Crocs (CROX) stock underperformed the S&P 500 in the last month, declining 10.1% versus the index's 0.45% gain. Upcoming earnings are projected to show EPS of $4.06 (up 1.25% year-over-year) and revenue of $1.14 billion (up 2.91% year-over-year), while full-year estimates forecast a slight EPS decrease of 2.05% but a revenue increase of 0.84%. The stock currently has a Zacks Rank of #3 (Hold) and trades at a forward P/E of 7.76, a discount to its industry average, but has a higher PEG ratio than the industry.

Analysis

Crocs (CROX) has exhibited significant market underperformance, with its stock declining 10.1% over the past month, starkly contrasting the S&P 500's 0.45% gain. This price action precedes an upcoming earnings release where expectations are mixed. While the quarter is projected to show modest growth, with revenue seen rising 2.91% and EPS by 1.25%, the full-year outlook is more tepid. Consensus estimates point to a full-year revenue increase of just 0.84% and an EPS decline of 2.05%, signaling potential margin pressure or slowing momentum. The valuation presents a conflicting picture: its forward P/E of 7.76 is a notable discount to the industry average of 13.65, suggesting value.

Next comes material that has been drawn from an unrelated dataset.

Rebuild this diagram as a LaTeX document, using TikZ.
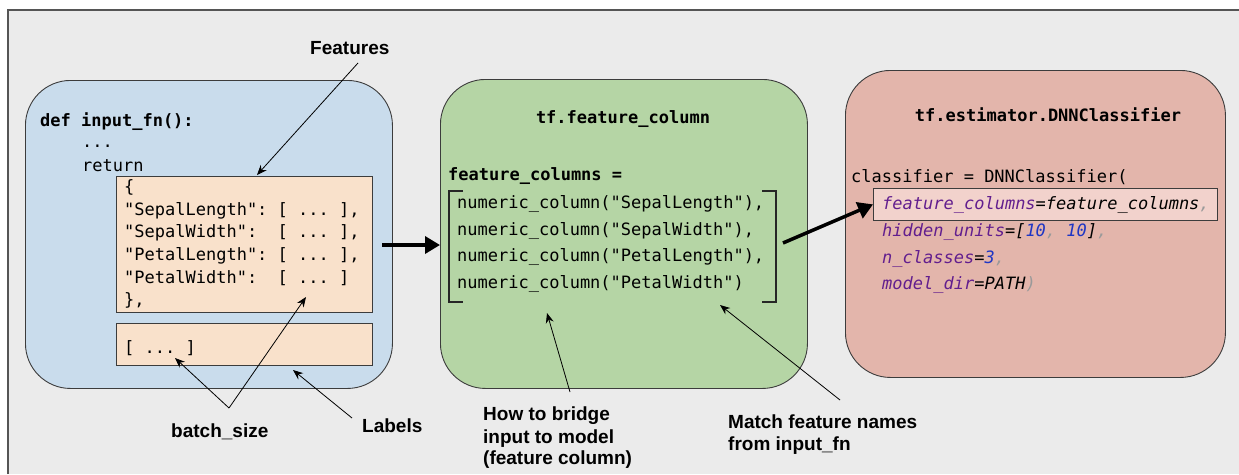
\documentclass[tikz,border=0pt]{standalone}
\usepackage{fontspec}
\setmainfont{Liberation Sans}
\setmonofont{DejaVu Sans Mono}
\usetikzlibrary{arrows.meta}
\definecolor{bgc}{HTML}{EBEBEB}
\definecolor{framec}{HTML}{555555}
\definecolor{blueF}{HTML}{C9DCEC}
\definecolor{greenF}{HTML}{B5D5A5}
\definecolor{redF}{HTML}{E3B5AB}
\definecolor{orangeF}{HTML}{F9E1CB}
\definecolor{hlF}{HTML}{F2D2CC}
\definecolor{purp}{HTML}{621E8E}
\definecolor{numb}{HTML}{1F36C4}
\definecolor{comm}{HTML}{9A9A9A}
\definecolor{edge}{HTML}{3C3C3C}
\tikzset{
  code/.style={font=\ttfamily\fontsize{17}{20}\selectfont, inner sep=0pt, anchor=base west},
  dict/.style={font=\ttfamily\fontsize{17}{20}\selectfont, inner sep=0pt, anchor=base west},
  lbl/.style={font=\bfseries\fontsize{19}{22}\selectfont, inner sep=0pt, anchor=base west},
  thinarrow/.style={-{Stealth[length=10pt,width=8pt]}, line width=0.8pt},
  thickarrow/.style={-{Triangle[length=15pt,width=17pt]}, line width=3.5pt},
  panel/.style={draw=edge, line width=0.9pt, rounded corners=45pt, anchor=north west, inner sep=0pt},
  subbox/.style={draw=edge, line width=0.8pt, fill=orangeF, anchor=north west, inner sep=0pt},
  brk/.style={line width=2pt, draw=black!85}
}
\begin{document}
\begin{tikzpicture}[x=1pt,y=-1pt]
\useasboundingbox (0,0) rectangle (1239,474);
\fill[white] (0,0) rectangle (1239,474);
\fill[bgc] (8,10) rectangle (1239,474);
\draw[framec, line width=1.5pt] (8,474) -- (8,10) -- (1239,10);

% panels
\node[panel, fill=blueF, minimum width=367pt, minimum height=308pt] (blue) at (25,80) {};
\node[panel, fill=greenF, minimum width=367pt, minimum height=309pt] (green) at (440,79) {};
\node[panel, fill=redF, minimum width=380pt, minimum height=307pt] (red) at (845,70) {};

% blue content
\node[subbox, minimum width=256pt, minimum height=136pt] (featbox) at (116,176) {};
\node[subbox, minimum width=256pt, minimum height=42pt] (labbox) at (116,323) {};
\node[code, font=\ttfamily\bfseries\fontsize{17}{20}\selectfont] (def) at (40,126) {def input\_fn():};
\node[code] (dots) at (82,147) {...};
\node[code] (ret) at (82,171) {return};
\node[dict] (d0) at (124,192) {\{};
\node[dict] (d1) at (124,215) {"SepalLength":~[~...~],};
\node[dict] (d2) at (124,237.5) {"SepalWidth":~~[~...~],};
\node[dict] (d3) at (124,260) {"PetalLength":~[~...~],};
\node[dict] (d4) at (124,283) {"PetalWidth":~~[~...~]};
\node[dict] (d5) at (124,305.5) {\},};
\node[dict] (lb) at (124,353) {[~...~]};

% green content
\node[code, font=\ttfamily\bfseries\fontsize{17}{20}\selectfont, anchor=base] (gt) at (623,123) {tf.feature\_column};
\node[code, font=\ttfamily\bfseries\fontsize{17}{20}\selectfont] (fc) at (448,180) {feature\_columns =};
\node[code] (n1) at (457,208) {numeric\_column("SepalLength"),};
\node[code] (n2) at (457,235) {numeric\_column("SepalWidth"),};
\node[code] (n3) at (457,261) {numeric\_column("PetalLength"),};
\node[code] (n4) at (457,288) {numeric\_column("PetalWidth")};
\draw[brk] (463,191) -- (449,191) -- (449,302) -- (463,302);
\draw[brk] (762,191) -- (776,191) -- (776,302) -- (762,302);

% red content
\node[code, font=\ttfamily\bfseries\fontsize{17}{20}\selectfont, anchor=base] (rt) at (1048,121) {tf.estimator.DNNClassifier};
\node[code] (cl) at (851,182) {classifier = DNNClassifier(};
\node[draw=edge, line width=0.8pt, fill=hlF, anchor=north west, inner sep=0pt, minimum width=344pt, minimum height=32pt] (hl) at (873,188) {};
\node[code, font=\ttfamily\itshape\fontsize{17}{20}\selectfont] (p1) at (882,209) {\textcolor{purp}{feature\_columns}=feature\_columns\textcolor{comm}{,}};
\node[code, font=\ttfamily\itshape\fontsize{17}{20}\selectfont] (p2) at (882,236) {\textcolor{purp}{hidden\_units}=[\textcolor{numb}{10}\textcolor{comm}{,} \textcolor{numb}{10}]\textcolor{comm}{,}};
\node[code, font=\ttfamily\itshape\fontsize{17}{20}\selectfont] (p3) at (882,263) {\textcolor{purp}{n\_classes}=\textcolor{numb}{3}\textcolor{comm}{,}};
\node[code, font=\ttfamily\itshape\fontsize{17}{20}\selectfont] (p4) at (882,289) {\textcolor{purp}{model\_dir}=PATH\textcolor{comm}{)}};

% labels
\node[lbl] (features) at (310,54) {Features};
\node[lbl] (batch) at (171,437) {batch\_size};
\node[lbl] (labels) at (362,432) {Labels};
\node[lbl] (how1) at (483,420) {How to bridge};
\node[lbl] (how2) at (483,443) {input to model};
\node[lbl] (how3) at (483,464) {(feature column)};
\node[lbl] (match1) at (728,428) {Match feature names};
\node[lbl] (match2) at (728,450) {from input\_fn};

% thin arrows
\coordinate (fS) at (358,63);
\coordinate (fT) at (257,175);
\coordinate (bS) at (229,408);
\coordinate (bT1) at (175,358);
\coordinate (bT2) at (306,297);
\coordinate (lS) at (352,418);
\coordinate (lT) at (293,370);
\coordinate (hS) at (570,392);
\coordinate (hT) at (547,313);
\coordinate (mS) at (840,400);
\coordinate (mT) at (720,305);
\draw[thinarrow] (fS) -- (fT);
\draw[thinarrow] (bS) -- (bT1);
\draw[thinarrow] (bS) -- (bT2);
\draw[thinarrow] (lS) -- (lT);
\draw[thinarrow] (hS) -- (hT);
\draw[thinarrow] (mS) -- (mT);

% thick arrows
\coordinate (a1) at (382,245);
\coordinate (a2) at (783,243);
\draw[thickarrow] (a1) -- (a1 -| green.west);
\draw[thickarrow] (a2) -- (hl.west);
\end{tikzpicture}
\end{document}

However, a PEG ratio of 2.51, above the industry's 1.98, indicates the stock may be expensive relative to its limited growth forecast. This is compounded by a lack of recent analyst estimate revisions and a neutral Zacks #3 (Hold) rating, all within a challenging industry context, as the Textile - Apparel sector ranks in the bottom 16% of all industries.